Thanks for your reply. I have no knowledge of a Pumps Contract and when I/we first bought this place we were dealing with another BP Distributor and we are now on our 6th (I think) distributor. BP just keeps changing them. Would you care to peruse the Contract they now want me to sign.....I know there will be costs but, it may be to our benefit.

If interested, do you want to give me a contact address where it can be posted to.

My mobile telephone is 04 09 492504 and my email address is [email protected]

I don't know if I am permitted to contact or ask these sort of things of you.

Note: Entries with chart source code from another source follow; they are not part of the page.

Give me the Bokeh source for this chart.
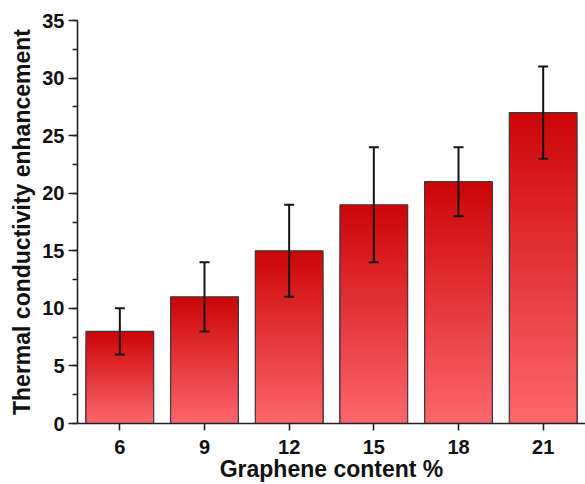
import numpy as np
from bokeh.plotting import figure
from bokeh.models import FixedTicker, SingleIntervalTicker, Range1d
from bokeh.embed import file_html
from bokeh.resources import INLINE

# ---- data ----
graphene = [6, 9, 12, 15, 18, 21]
enhancement = [8, 11, 15, 19, 21, 27]
err_low = [6, 8, 11, 14, 18, 23]
err_high = [10, 14, 19, 24, 24, 31]
x_ticks = [6, 9, 12, 15, 18, 21]

TOP = (204, 6, 8)
BOT = (252, 104, 110)
NSLICE = 60
BAR_W = 2.4

p = figure(width=585, height=484, output_backend="svg", toolbar_location=None,
           x_range=Range1d(4.5, 22.5), y_range=Range1d(0, 35),
           min_border_left=77, min_border_right=0, min_border_top=20, min_border_bottom=61)
p.background_fill_color = "white"
p.border_fill_color = "white"
p.outline_line_color = None
p.xgrid.visible = False
p.ygrid.visible = False

# gradient bars: overlapping slices from the bar bottom to a fraction of the value
sx, stop, scol = [], [], []
for k in range(NSLICE, 0, -1):
    f = k / NSLICE
    c = tuple(int(round(BOT[i] + (TOP[i] - BOT[i]) * f)) for i in range(3))
    col = "#%02x%02x%02x" % c
    for g, v in zip(graphene, enhancement):
        sx.append(g)
        stop.append(v * f)
        scol.append(col)
p.vbar(x=sx, top=stop, bottom=0, width=BAR_W, fill_color=scol, line_color=None)
p.vbar(x=graphene, top=enhancement, bottom=0, width=BAR_W, fill_alpha=0,
       line_color="#3a3a3a", line_width=1.2)

# error bars
p.segment(x0=graphene, y0=err_low, x1=graphene, y1=err_high, line_color="#151515", line_width=2)
p.dash(x=graphene, y=err_low, size=10, line_color="#151515", line_width=2)
p.dash(x=graphene, y=err_high, size=10, line_color="#151515", line_width=2)

FONT = "Liberation Sans"
for ax in (p.xaxis[0], p.yaxis[0]):
    ax.axis_line_color = "#222222"
    ax.axis_line_width = 1.6
    ax.major_tick_line_color = "#222222"
    ax.major_tick_line_width = 1.6
    ax.minor_tick_line_color = "#222222"
    ax.minor_tick_line_width = 1.4
    ax.major_label_text_font = FONT
    ax.major_label_text_font_style = "bold"
    ax.major_label_text_font_size = "20px"
    ax.major_label_text_color = "#111111"
    ax.axis_label_text_font = FONT
    ax.axis_label_text_font_style = "bold"
    ax.axis_label_text_font_size = "23px"
    ax.axis_label_text_color = "#111111"

p.xaxis.ticker = FixedTicker(ticks=x_ticks)
p.xaxis.major_tick_in = 0
p.xaxis.major_tick_out = 7
p.xaxis.minor_tick_out = 0
p.xaxis.axis_label = "Graphene content %"
p.xaxis.axis_label_standoff = -1
p.xaxis.major_label_standoff = 9
p.xaxis.major_label_text_line_height = 1.0
p.xaxis.axis_label_text_line_height = 1.0

p.yaxis.ticker = SingleIntervalTicker(interval=5, num_minor_ticks=2)
p.yaxis.major_tick_in = 0
p.yaxis.major_tick_out = 9
p.yaxis.minor_tick_in = 0
p.yaxis.minor_tick_out = 5
p.yaxis.axis_label = "Thermal conductivity enhancement"
p.yaxis.axis_label_standoff = 4
p.yaxis.major_label_standoff = 4

open("out.html", "w").write(file_html(p, INLINE))
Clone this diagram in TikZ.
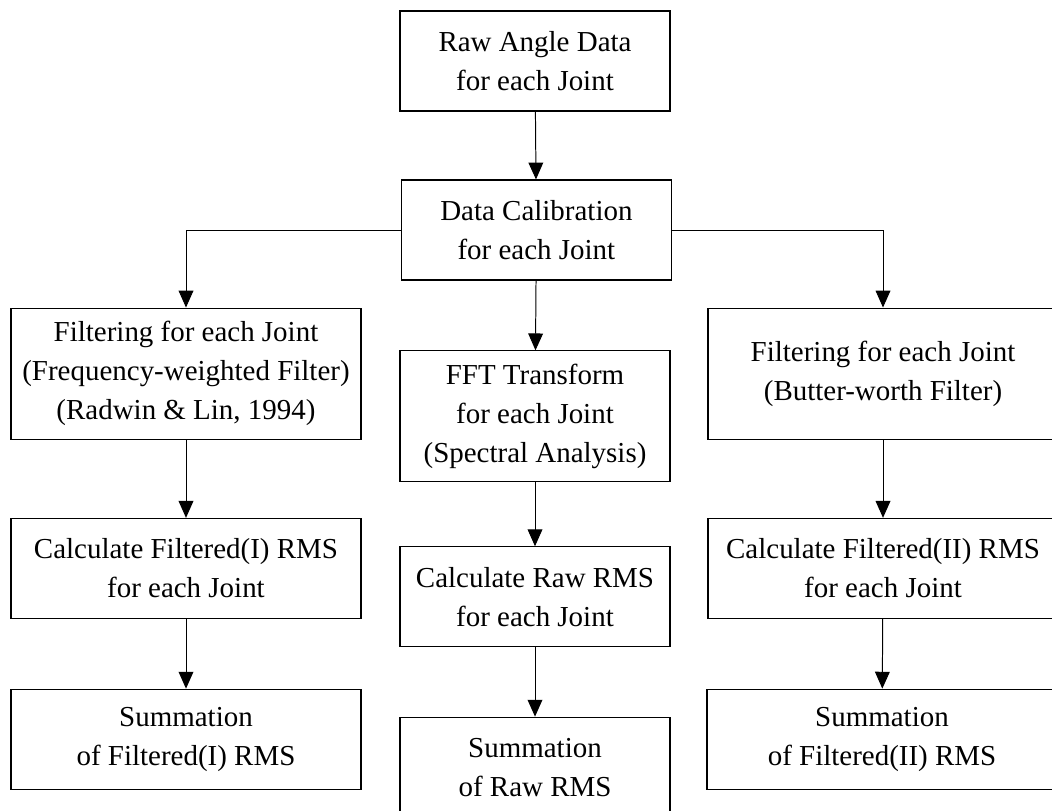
\documentclass[tikz,border=0pt]{standalone}
\usepackage{fontspec}
\setmainfont{Liberation Serif}
\usetikzlibrary{arrows.meta,positioning}

\begin{document}
\begin{tikzpicture}[
  procbox/.style={draw, rectangle, line width=0.8pt, minimum width=6.75cm, minimum height=2.5cm, align=center, font=\fontsize{20.6}{27.7}\selectfont},
  widebox/.style={procbox, minimum width=8.75cm},
  tallbox/.style={minimum height=3.275cm},
  arr/.style={-{Triangle[length=12pt, width=10.5pt]}, line width=0.7pt}
]
  \useasboundingbox (0,0) rectangle (26.3,-20.275);

  \node[procbox] (raw)   at (13.375,-1.525) {Raw Angle Data\\for each Joint};
  \node[procbox] (calib) at (13.41,-5.75)   {Data Calibration\\for each Joint};

  \node[widebox, tallbox] (filtA) at (4.65,-9.34)    {Filtering for each Joint\\(Frequency-weighted Filter)\\(Radwin \& Lin, 1994)};
  \node[procbox, tallbox] (fft)   at (13.375,-10.41) {FFT Transform\\for each Joint\\(Spectral Analysis)};
  \node[widebox, tallbox] (filtB) at (22.075,-9.34)  {Filtering for each Joint\\(Butter-worth Filter)};

  \node[widebox] (calcA)   at (4.65,-14.21)   {Calculate Filtered(I) RMS\\for each Joint};
  \node[procbox] (calcRaw) at (13.375,-14.92) {Calculate Raw RMS\\for each Joint};
  \node[widebox] (calcB)   at (22.075,-14.21) {Calculate Filtered(II) RMS\\for each Joint};

  \node[widebox] (sumA)   at (4.65,-18.48)   {Summation\\of Filtered(I) RMS};
  \node[procbox] (sumRaw) at (13.375,-19.18) {Summation\\of Raw RMS};
  \node[widebox] (sumB)   at (22.05,-18.48)  {Summation\\of Filtered(II) RMS};

  \draw[arr] (raw)   -- (calib);
  \draw[arr] (calib.west) -| (filtA.north);
  \draw[arr] (calib.east) -| (filtB.north);
  \draw[arr] (calib) -- (fft);
  \draw[arr] (filtA) -- (calcA);
  \draw[arr] (fft)   -- (calcRaw);
  \draw[arr] (filtB) -- (calcB);
  \draw[arr] (calcA) -- (sumA);
  \draw[arr] (calcRaw) -- (sumRaw);
  \draw[arr] (calcB) -- (sumB);
\end{tikzpicture}
\end{document}
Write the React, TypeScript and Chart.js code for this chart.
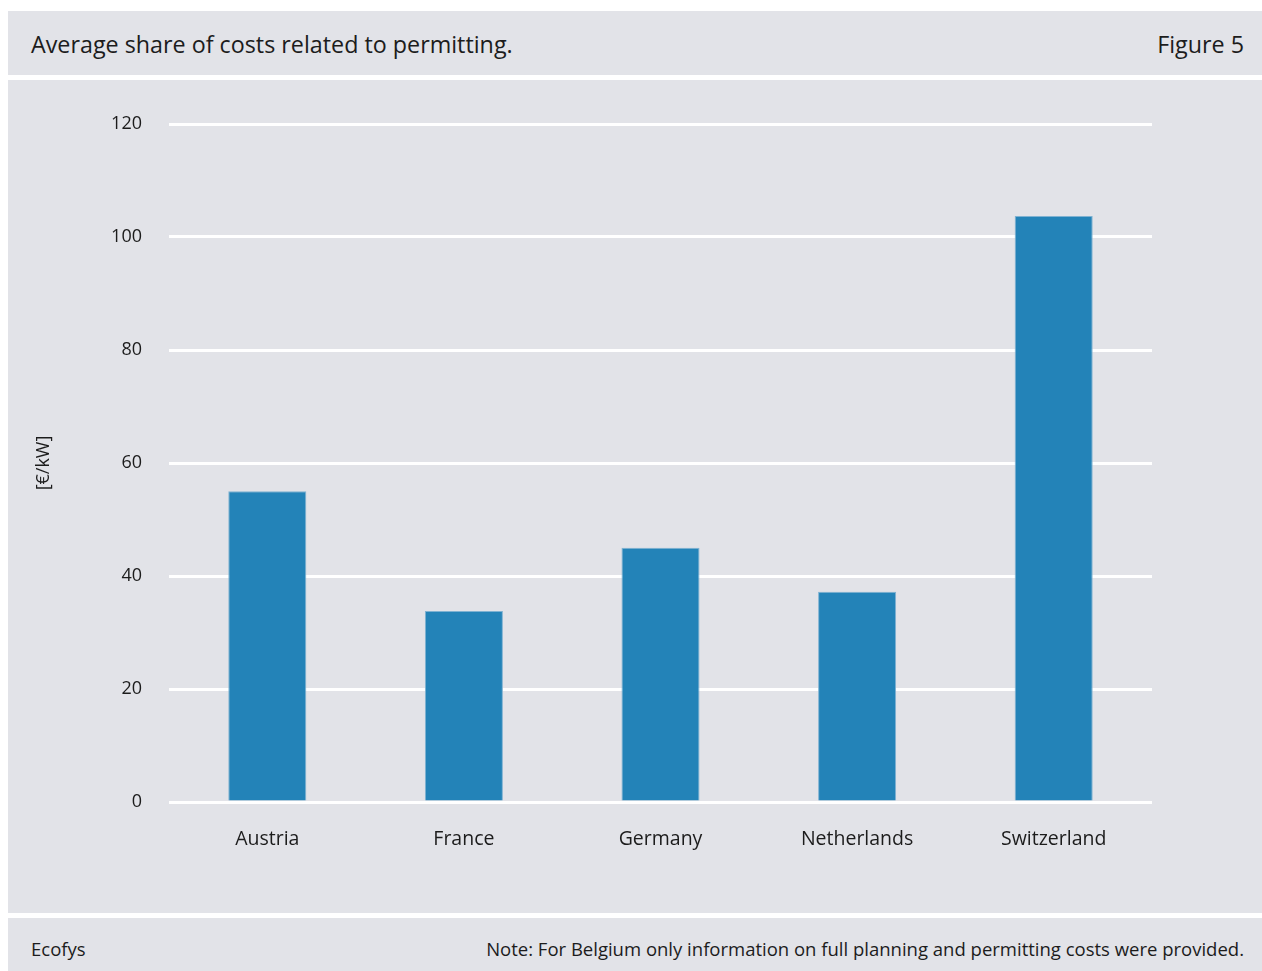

Looking at the proposed fuel contract won't help. I'm sure it's a very comprehensive contract that has been pored over by many BP lawyers - I've seen similar ones from other petrol suppliers in a previous matter.

You say that the the pumps are owned by BP, but that there is no contract covering their maintenance and that BP refuses to maintain the pumps unless you sign a new (presumably exclusive) fuel supply contract.

The lack of a pump contract will make it difficult to prove third line forcing, but not impossible. I assume that BP have in the past maintained the pumps. A contract need not be written. but can be formed by conduct. There must be consideration given as well - ie when the pumps have been maintained in the past this may have been at BP's expense or yours ?

I cannot give advice on the specifics of your matter, but only on general principles and recommendations. I am also prohibited from "soliciting Users of this Site, including Experts, for any purpose (including inviting other Users to contact [me] off of the Site" ;

So, I think that in the circumstances the best move for you would be to firstly contact the ACCC armed with the details we have discussed and then likely follow up with a local lawyer - depending on what the ACCC tell you.

Of course the non legal way to get around this is to one by one remove the "BP pumps" from your property and replace them with your own. You haven't said what is preventing you from doing that.

I'm sorry I can't assist you any further at this stage.

Thanks for the feedback and the accept.